KUPANG,SELATANINDONESIA.COM – Di tengah upaya mempercepat hilirisasi dan membangun dari desa, Bank NTT menjelma sebagai mesin baru penggerak ekonomi daerah. Dengan setoran dividen senilai Rp38,9 miliar kepada Pemerintah Provinsi Nusa Tenggara Timur (NTT), bank milik daerah ini tidak hanya mencatatkan laba, tetapi juga menyuntikkan semangat baru dalam pembangunan berbasis potensi lokal.
“Kami berharap tahun 2025 kontribusi PAD-nya bisa lebih besar,” ujar Yohanis Landu Praing, Pelaksana Tugas Direktur Utama Bank NTT, saat memaparkan capaian dan strategi keuangan di Rapat Koordinasi Optimalisasi PAD, Gedung Sasando, Kamis, 26 Juni 2025.
Langkah ini bukan semata urusan bisnis. Di balik setoran puluhan miliar itu, ada arah kebijakan besar yang sedang digarap Gubernur Emanuel Melkiades Laka Lena dan Wakil Gubernur Johni Asadoma: menjadikan Bank NTT sebagai pengungkit pembangunan desa, ketahanan pangan, dan ekonomi rakyat, sejalan dengan Asta Cita Prabowo-Gibran.
PAD dari Desa
Bank NTT, menurut Yohanis, kini mengedepankan strategi pentahelix, menggabungkan kekuatan akademisi, pelaku usaha, komunitas, pemerintah, dan media. Tujuannya jelas: memperkuat ekosistem pembangunan ekonomi daerah dengan cara yang partisipatif dan berkelanjutan.
“Kami menjalankan apa yang diamanatkan pemegang saham mayoritas, yakni Pemprov NTT. Hasilnya adalah kenaikan pendapatan, baik bagi provinsi, kota, maupun kabupaten,” ujar Yohanis.
Salah satu program unggulan yang kini jadi perhatian adalah pembiayaan sektor pertanian melalui pola kredit mikro dan Popela (Pola Pelayanan Langsung). Di kampung-kampung seperti Bena, program ini berhasil menyalurkan pembiayaan kepada petani tanpa menyisakan kredit macet (NPL).
“Jika pendapatan petani meningkat, PAD otomatis ikut naik,” tegas Yohanis.

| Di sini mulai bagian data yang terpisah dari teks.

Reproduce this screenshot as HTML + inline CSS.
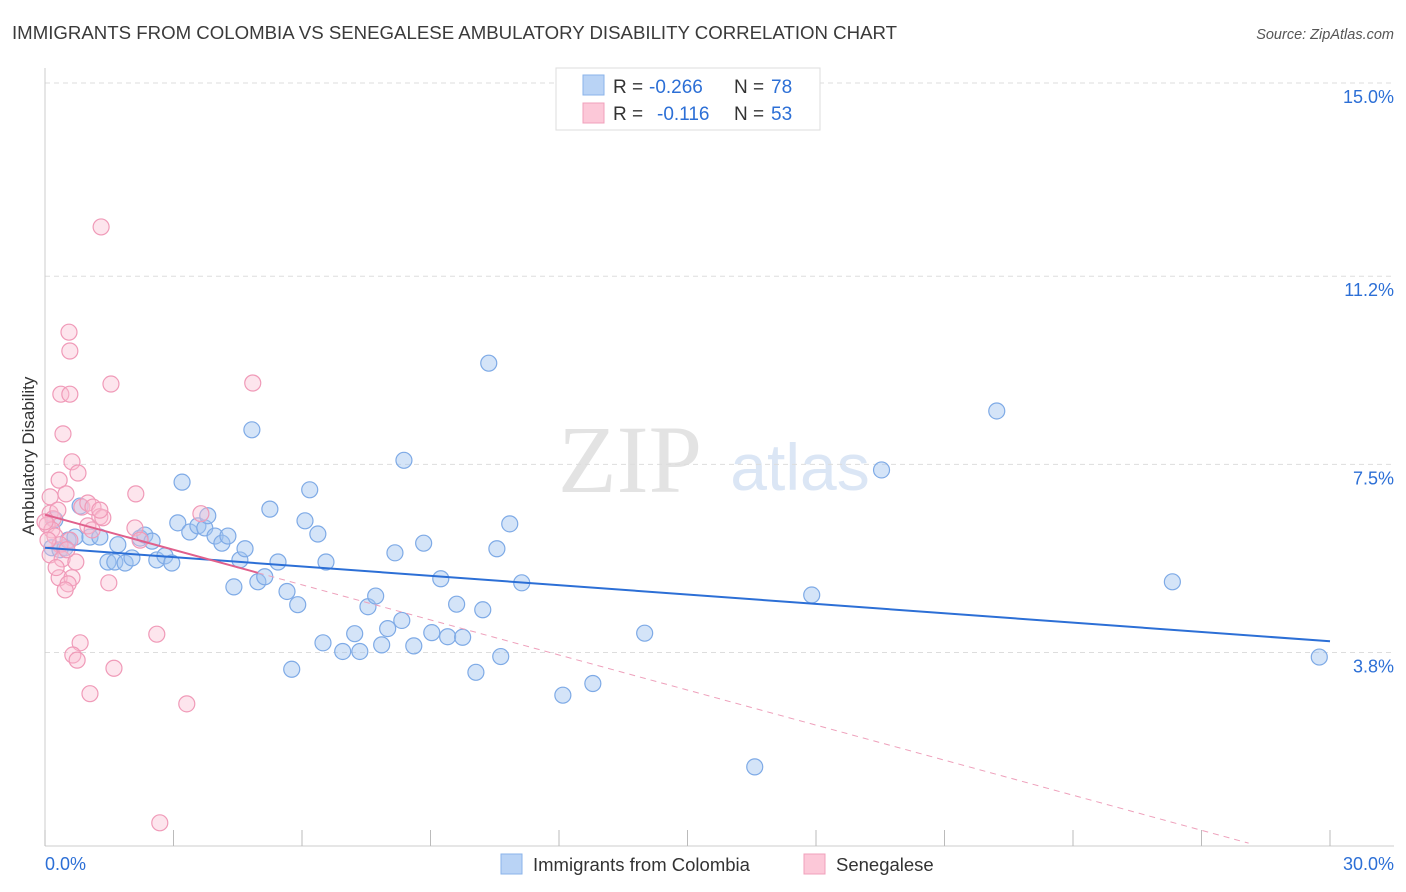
<!DOCTYPE html>
<html><head><meta charset="utf-8"><style>
body{margin:0;background:#fff;font-family:"Liberation Sans",sans-serif;}
svg{display:block}
</style></head><body>
<svg id="c" width="1406" height="892">
<text x="12" y="39" font-size="18" fill="#3a3a3a" textLength="885" lengthAdjust="spacingAndGlyphs">IMMIGRANTS FROM COLOMBIA VS SENEGALESE AMBULATORY DISABILITY CORRELATION CHART</text>
<text x="1394" y="39" font-size="14.5" fill="#555" font-style="italic" text-anchor="end">Source: ZipAtlas.com</text>
<text x="630" y="492" font-size="96" fill="#e3e3e3" font-family="Liberation Serif,serif" text-anchor="middle">ZIP</text>
<text x="800" y="490" font-size="66" fill="#dbe6f5" text-anchor="middle">atlas</text>
<text transform="translate(34,456) rotate(-90)" font-size="17" fill="#333" text-anchor="middle">Ambulatory Disability</text>
<g id="grid"></g><g id="marks"></g>
<g>
<rect x="556" y="68" width="264" height="62" fill="#fff" stroke="#ddd"/>
<rect x="583" y="75" width="21" height="20" fill="#b9d3f5" stroke="#8ab3ea"/>
<rect x="583" y="103" width="21" height="20" fill="#fcc8d8" stroke="#f0a0bb"/>
<text x="613" y="93" font-size="19" fill="#333">R =</text>
<text x="649" y="93" font-size="19" fill="#2c6fd6">-0.266</text>
<text x="734" y="93" font-size="19" fill="#333">N =</text>
<text x="771" y="93" font-size="19" fill="#2c6fd6">78</text>
<text x="613" y="120" font-size="19" fill="#333">R =</text>
<text x="657" y="120" font-size="19" fill="#2c6fd6">-0.116</text>
<text x="734" y="120" font-size="19" fill="#333">N =</text>
<text x="771" y="120" font-size="19" fill="#2c6fd6">53</text>
</g>
<g>
<rect x="501" y="854" width="21" height="20" fill="#b9d3f5" stroke="#8ab3ea"/>
<text x="533" y="871" font-size="18.5" fill="#333">Immigrants from Colombia</text>
<rect x="804" y="854" width="21" height="20" fill="#fcc8d8" stroke="#f0a0bb"/>
<text x="836" y="871" font-size="18.5" fill="#333">Senegalese</text>
</g>
</svg>
<script>
const blueX=[0.16,0.23,0.35,0.47,0.54,0.70,0.82,1.05,1.28,1.47,1.63,1.70,1.87,2.03,2.22,2.33,2.50,2.61,2.80,2.96,3.10,3.20,3.38,3.57,3.73,3.80,3.97,4.13,4.27,4.41,4.55,4.67,4.83,4.97,5.13,5.25,5.44,5.65,5.76,5.90,6.07,6.18,6.37,6.49,6.56,6.95,7.23,7.35,7.54,7.72,7.86,8.00,8.33,8.38,8.61,8.17,8.84,9.03,9.24,9.40,9.61,9.75,10.06,10.22,10.36,10.55,10.64,10.85,11.13,12.09,12.79,14.00,16.57,17.90,19.53,22.22,26.32,29.75];
const blueY=[5.86,6.41,5.82,5.86,6.01,6.07,6.68,6.07,6.07,5.58,5.58,5.92,5.56,5.66,6.05,6.11,5.99,5.62,5.70,5.56,6.35,7.15,6.17,6.29,6.25,6.49,6.09,5.95,6.09,5.09,5.62,5.84,8.18,5.19,5.29,6.62,5.58,5.00,3.47,4.74,6.39,7.00,6.13,3.99,5.58,3.82,4.17,3.82,4.70,4.91,3.95,4.27,4.43,7.58,3.93,5.76,5.95,4.19,5.25,4.11,4.75,4.10,3.41,4.64,9.49,5.84,3.72,6.33,5.17,2.96,3.19,4.18,1.55,4.93,7.39,8.55,5.19,3.71];
const pinkX=[1.31,0.56,0.58,0.37,0.58,1.54,4.85,0.42,0.63,0.77,0.33,0.49,2.12,0.12,0.86,1.00,1.12,0.12,0.19,0.30,1.28,1.35,3.64,0.05,0.16,0.23,1.00,2.10,0.58,0.35,0.12,0.40,0.72,0.33,0.63,0.54,0.47,1.49,0.82,0.65,0.75,1.61,2.61,1.05,3.31,2.68,0,0.07,1.10,2.22,0.51,0.26,1.28];
const pinkY=[12.17,10.10,9.73,8.88,8.88,9.08,9.10,8.10,7.55,7.33,7.19,6.92,6.92,6.86,6.66,6.74,6.66,6.54,6.43,6.60,6.47,6.45,6.53,6.31,6.21,6.09,6.29,6.25,6.01,5.92,5.72,5.64,5.58,5.27,5.27,5.15,5.03,5.17,3.99,3.75,3.65,3.49,4.16,2.99,2.79,0.45,6.37,6.01,6.21,6.01,5.82,5.47,6.60];
const yTicks=[15.0,11.2,7.5,3.8];
const yTickLabels=["15.0%","11.2%","7.5%","3.8%"];
const blueTrend=[5.86,4.02];
const pinkTrend=[6.51,0.05];
const pinkTrendEnd=28.1, pinkSolidEnd=4.97;
const X=v=>45+v*(1285/30), Y=v=>845.7-v*(572/11.25);
const NS="http://www.w3.org/2000/svg";
const grid=document.getElementById('grid'), marks=document.getElementById('marks');
function mk(tag,attrs,parent){const e=document.createElementNS(NS,tag);for(const k in attrs)e.setAttribute(k,attrs[k]);parent.appendChild(e);return e;}
yTicks.forEach((t,i)=>{
 const l=mk('line',{x1:45,x2:1394,y1:Y(t),y2:Y(t),stroke:'#ddd','stroke-dasharray':'5,4'},grid);
 
 
 const tx=mk('text',{x:1394,y:Y(t)+20,'font-size':18,fill:'#2c6fd6','text-anchor':'end'},grid);
 tx.textContent=yTickLabels[i];
 
 
});
mk('line',{x1:45,x2:45,y1:68,y2:846,stroke:'#ccc'},grid);
mk('line',{x1:45,x2:1394,y1:846,y2:846,stroke:'#ccc'},grid);
for(let i=0;i<=10;i++){const t=mk('line',{x1:X(i*3),x2:X(i*3),y1:830,y2:846,stroke:'#bbb'},grid);}
[[0,"0.0%","start",45],[30,"30.0%","end",1394]].forEach(a=>{const t=mk('text',{x:a[3],y:870,'font-size':18,fill:'#2c6fd6','text-anchor':a[2]},grid);t.textContent=a[1];});
blueX.forEach((v,i)=>{const c=mk('circle',{cx:X(v),cy:Y(blueY[i]),r:8,fill:'rgba(160,195,240,0.45)',stroke:'#7eaae6','stroke-width':1.2},marks);
 
 });
pinkX.forEach((v,i)=>{const c=mk('circle',{cx:X(v),cy:Y(pinkY[i]),r:8,fill:'rgba(250,190,210,0.4)',stroke:'#f09ab8','stroke-width':1.2},marks);
 
 });
const pAt=x=>pinkTrend[0]+(pinkTrend[1]-pinkTrend[0])*x/pinkTrendEnd;
const bl=mk('line',{x1:X(0),y1:Y(blueTrend[0]),x2:X(30),y2:Y(blueTrend[1]),stroke:'#2c6fd6','stroke-width':2},marks);


const pl=mk('line',{x1:X(0),y1:Y(pAt(0)),x2:X(pinkSolidEnd),y2:Y(pAt(pinkSolidEnd)),stroke:'#e0608c','stroke-width':2},marks);


const pd=mk('line',{x1:X(pinkSolidEnd),y1:Y(pAt(pinkSolidEnd)),x2:X(pinkTrendEnd),y2:Y(pAt(pinkTrendEnd)),stroke:'#eea0bb','stroke-width':1,'stroke-dasharray':'6,5'},marks);


</script>
</body></html>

Gubernur Melki dan Mesin Ekonomi Daerah
Peran Gubernur Melki Laka Lena terasa dominan dalam transformasi Bank NTT. Tak hanya mendorong pemenuhan modal inti lewat kemitraan dengan Bank Jatim, Melki juga menekankan pentingnya digitalisasi, kanal pembayaran online, dan pembiayaan berbasis komunitas sebagai strategi jangka panjang.
Bank NTT kini tak lagi sekadar lembaga keuangan daerah, tetapi juga bagian dari orkestrasi kebijakan yang lebih besar: membangun NTT dari pinggiran, menggerakkan ekonomi dari kebun petani, dan mengubah potensi lokal menjadi kekuatan fiskal.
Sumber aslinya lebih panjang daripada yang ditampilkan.